It is required that the lines from the top of the listing through the line with "Chart.register(...registerables);" be reproduced exactly, excluding pictures.

— BEGIN DATA BLOCK —

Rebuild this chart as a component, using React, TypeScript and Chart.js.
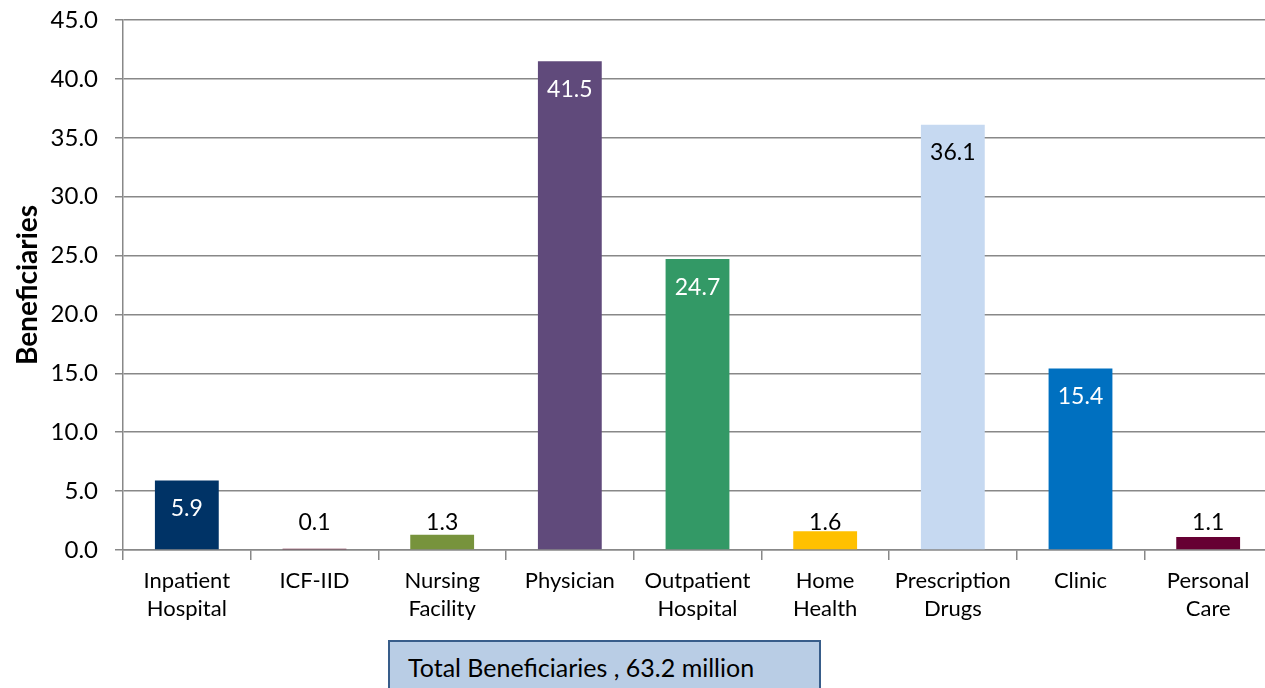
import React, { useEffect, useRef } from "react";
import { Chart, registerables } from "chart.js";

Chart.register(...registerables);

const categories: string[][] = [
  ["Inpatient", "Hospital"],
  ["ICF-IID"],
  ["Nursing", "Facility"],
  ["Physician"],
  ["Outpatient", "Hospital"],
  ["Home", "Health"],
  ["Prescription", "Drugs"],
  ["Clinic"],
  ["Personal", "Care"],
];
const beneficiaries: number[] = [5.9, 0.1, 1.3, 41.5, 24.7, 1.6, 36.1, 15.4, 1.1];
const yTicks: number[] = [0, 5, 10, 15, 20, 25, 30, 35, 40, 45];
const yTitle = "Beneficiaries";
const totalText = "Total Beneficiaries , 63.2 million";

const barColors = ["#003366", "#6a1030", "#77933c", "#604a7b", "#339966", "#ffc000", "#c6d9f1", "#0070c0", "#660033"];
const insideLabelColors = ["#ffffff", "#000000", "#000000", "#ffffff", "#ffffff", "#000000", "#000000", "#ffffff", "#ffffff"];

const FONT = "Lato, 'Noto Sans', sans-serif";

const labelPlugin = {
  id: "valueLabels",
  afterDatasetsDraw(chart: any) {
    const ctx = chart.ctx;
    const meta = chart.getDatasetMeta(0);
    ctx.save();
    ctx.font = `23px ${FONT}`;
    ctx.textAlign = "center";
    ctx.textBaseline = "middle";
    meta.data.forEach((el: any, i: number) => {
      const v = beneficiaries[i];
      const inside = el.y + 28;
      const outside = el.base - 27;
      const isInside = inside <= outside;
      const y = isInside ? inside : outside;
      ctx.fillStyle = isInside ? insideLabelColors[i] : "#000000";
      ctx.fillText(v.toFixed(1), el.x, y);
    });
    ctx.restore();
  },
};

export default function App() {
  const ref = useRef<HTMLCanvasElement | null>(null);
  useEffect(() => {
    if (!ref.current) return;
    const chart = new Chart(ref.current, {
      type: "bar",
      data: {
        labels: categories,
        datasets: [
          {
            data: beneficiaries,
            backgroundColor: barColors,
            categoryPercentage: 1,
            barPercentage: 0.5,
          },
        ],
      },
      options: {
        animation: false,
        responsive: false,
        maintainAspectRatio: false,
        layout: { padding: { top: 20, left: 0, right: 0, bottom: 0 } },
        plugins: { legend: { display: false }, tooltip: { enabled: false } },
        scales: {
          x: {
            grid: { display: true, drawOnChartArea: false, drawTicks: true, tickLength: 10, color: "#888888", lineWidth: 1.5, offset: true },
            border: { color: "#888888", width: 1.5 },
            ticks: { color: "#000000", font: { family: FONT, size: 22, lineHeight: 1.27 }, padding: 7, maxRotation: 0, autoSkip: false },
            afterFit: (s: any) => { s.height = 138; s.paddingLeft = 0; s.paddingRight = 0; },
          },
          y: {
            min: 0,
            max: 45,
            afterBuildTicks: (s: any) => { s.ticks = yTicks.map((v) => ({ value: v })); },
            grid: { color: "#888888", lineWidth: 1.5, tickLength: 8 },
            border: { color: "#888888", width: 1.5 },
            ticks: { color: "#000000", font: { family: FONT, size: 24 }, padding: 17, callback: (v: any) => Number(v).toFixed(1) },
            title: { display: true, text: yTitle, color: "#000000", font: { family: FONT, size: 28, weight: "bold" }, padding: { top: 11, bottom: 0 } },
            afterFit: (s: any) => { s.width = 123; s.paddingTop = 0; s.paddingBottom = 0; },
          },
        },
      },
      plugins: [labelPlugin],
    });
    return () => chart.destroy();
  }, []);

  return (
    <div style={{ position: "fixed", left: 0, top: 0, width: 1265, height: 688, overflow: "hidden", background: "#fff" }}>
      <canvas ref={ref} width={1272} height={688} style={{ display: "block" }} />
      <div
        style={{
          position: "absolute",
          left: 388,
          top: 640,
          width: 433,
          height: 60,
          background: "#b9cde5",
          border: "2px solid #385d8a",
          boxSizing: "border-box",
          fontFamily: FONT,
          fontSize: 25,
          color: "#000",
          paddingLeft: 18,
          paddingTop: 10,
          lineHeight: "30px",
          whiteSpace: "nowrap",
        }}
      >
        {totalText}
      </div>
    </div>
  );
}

— END DATA BLOCK —

OUTPUT:
Rebuild this chart as a component, using React, TypeScript and Chart.js.
import React, { useEffect, useRef } from "react";
import { Chart, registerables } from "chart.js";

Chart.register(...registerables);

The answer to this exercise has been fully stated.